Some people believe that experiencing many artificially induced lucid dreams often enough can be very exhausting. The main reason for this phenomenon is the result of the lucid dreams expanding the length of time between REM states. With fewer REMs per night, this state in which you experience actual sleep and your body recovers becomes infrequent enough to become a problem. This is just as exhausting as if you were to wake up every twenty or thirty minutes and watch TV. The effect is dependent on how often your brain attempts to lucidly dream per night. If you enter into a routine of attempting to lucidly dream, you may cause recursive lucid dreams that occur at each state change.
Controversial: Inability to stop
If you have trained your mind to the point where it can step over the boundary without conscious effort, you might find it difficult to stop. Do not become alarmed if you have trouble stopping the process of lucid dreaming, it is possible to get out of the habit. As long as you truly expect to stop having lucid dreams regularly, you will. You just need to stop any further attempts to lucid dream, and within a few months the lucid dreaming will go away by itself. Remember; do not be alarmed if, even with your attempts to stop, you experience further lucid dreams. It might take a while to break the habit. If you have real concerns, it may be advisable to talk with your doctor or therapist regarding appropriate treatment, including medication.

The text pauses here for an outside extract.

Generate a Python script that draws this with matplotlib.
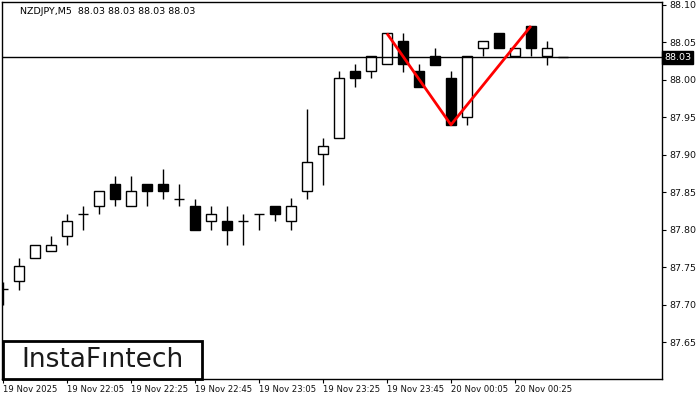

Controversial: Undesirable false awakenings
One of the advantages of having lucid dreams is being able to change a dream or wake up if things are not turning out as planned. But sometimes, while trying to leave a dream, you'll get "stuck" in a series of false awakenings. A false awakening is when you seem to have woken up but are actually still dreaming. For example, you may find yourself waking up in your room. But once there, new things will start happening—for example, someone might visit, or you might wander outside because of an odd noise, or there might be objects all over the place. Then you might realize you're dreaming, but "wake up" immediately, and the cycle repeats until you eventually do wake up or else dream about something different. This happens mostly with nightmares or when your body is very tired, so your attempts to wake up cause false awakenings. It's a good idea to get in the habit of doing a reality check just after waking up so that you'll realize when this happens and become lucid.
When this happens repeatedly in the same night, it can be very tiring and often frightening. Not only can the belief of being fully awake in your room while being exposed to unusual situations be scary, but you also may start fearing you won't be able to actually wake up. And, depending on the content of the dream, since all your dreams tend to start in your room, you may fear what could happen once you actually do wake up.
But this is not a very common situation. Once you are lucid, it is usually easier to wake up or lose the dream than it is to keep dreaming.
Source:Lucid Dreaming/Introduction - Wikibooks, collection of open-content textbooks
Hmmm, what do you guys think? I mean, like anything, too much of a "good" thing can be bad.